Apesar de rápida demais em alguns pontos e demorada demais em outros (talvez pelas próprias necessidades para afirmação teórica na época) Origem e os Fundamentos da Desigualdade é, de maneira geral, bem organizado e simples de compreender. O interesse de Rousseau não era acessar somente grandes intelectuais: ele tinha consciência de que estes talvez não se interessassem pelo tema. Adicionando pensamentos próprios, me arrisco a dizer que talvez o que Rousseau estivesse procurando fosse apoio para reformar a sociedade de maneira lenta, fazendo o homem acreditar na possibilidade de mudança e no seu potencial como indivíduo. Infelizmente, muitas das mais brilhantes mentes assimilaram as teorias contrárias a essa visão de maneira tão permanente que, talvez, a própria “natureza humana” tenha sido modificada ao longo dos anos.

É possível afirmar que a natureza humana, segundo Rousseau, esteja um pouco “romantizada”. Da mesma maneira não se pode dizer que isso influenciou o resultado alcançado por Origem e os Fundamentos da Desigualdade: o cerne do que é proposto não é a natureza humana em si, como dizia Hobbes, mas a maneira como esta foi corrompida pela emergência dos valores modernos. E a afirmação faz muito sentido. Num ambiente em que tudo é de todos e não existem leis mas que, ao mesmo tempo, não existe obrigação de coexistência, não haveria necessidade de guerras e conflitos por qualquer coisa que seja. A propriedade privada e o Estado protetor da primeira formam uma combinação perigosa, capaz de internalizar nos indivíduos uma sensação de desigualdade permanente, natural e imutável. O homem que vivia só e com isso não afetava seus semelhantes (e por isso “coexistia” pacificamente) agora é obrigado a viver junto e a presenciar as mais inescrupulosas injustiças, muitas vezes praticadas contra o seu próprio ser.
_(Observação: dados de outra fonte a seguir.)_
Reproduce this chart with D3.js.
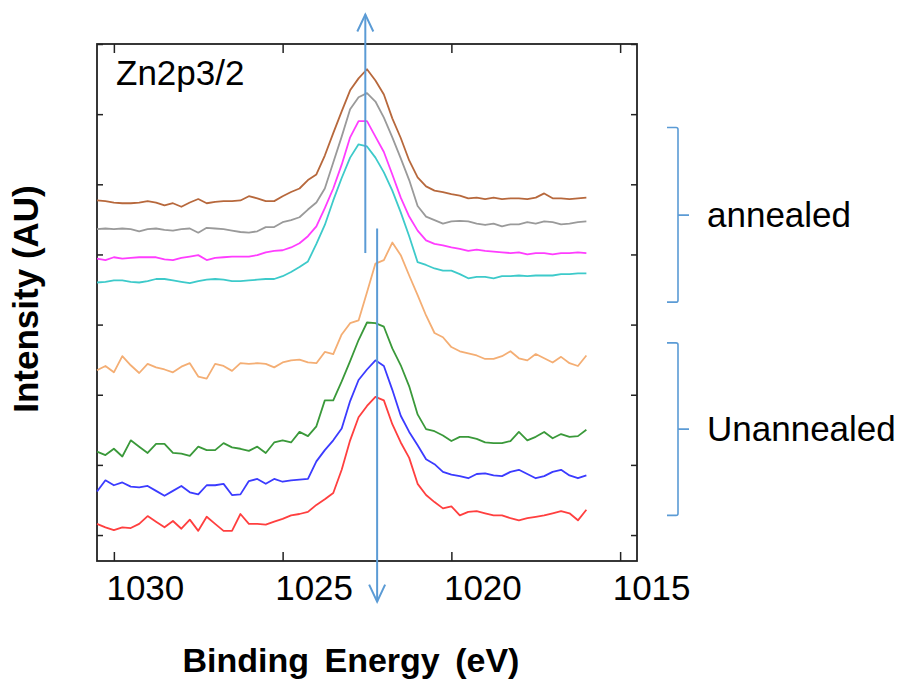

É também evidente que o Estado, se organizador da sociedade civil, é um instrumento poderoso e capaz de canalizar as luzes adquiridas ao longo dos séculos na direção do bem comum. Mas será ele, possível? Ou ainda: seria ele a melhor opção? O mais fascinante sobre o Discurso Sobre a Origem e os Fundamentos da Desigualdade Entre os Homens é sua incrível (e infeliz) capacidade de se manter atual e estar sempre trazendo para dentro das nossas mentes a discussão, já lendária entre Rousseau e Hobbes: seria o homem mau porque a sociedade assim o fez, ou seria a sociedade desigual justamente por ser formada por homens que são, por natureza, perversos e egoístas?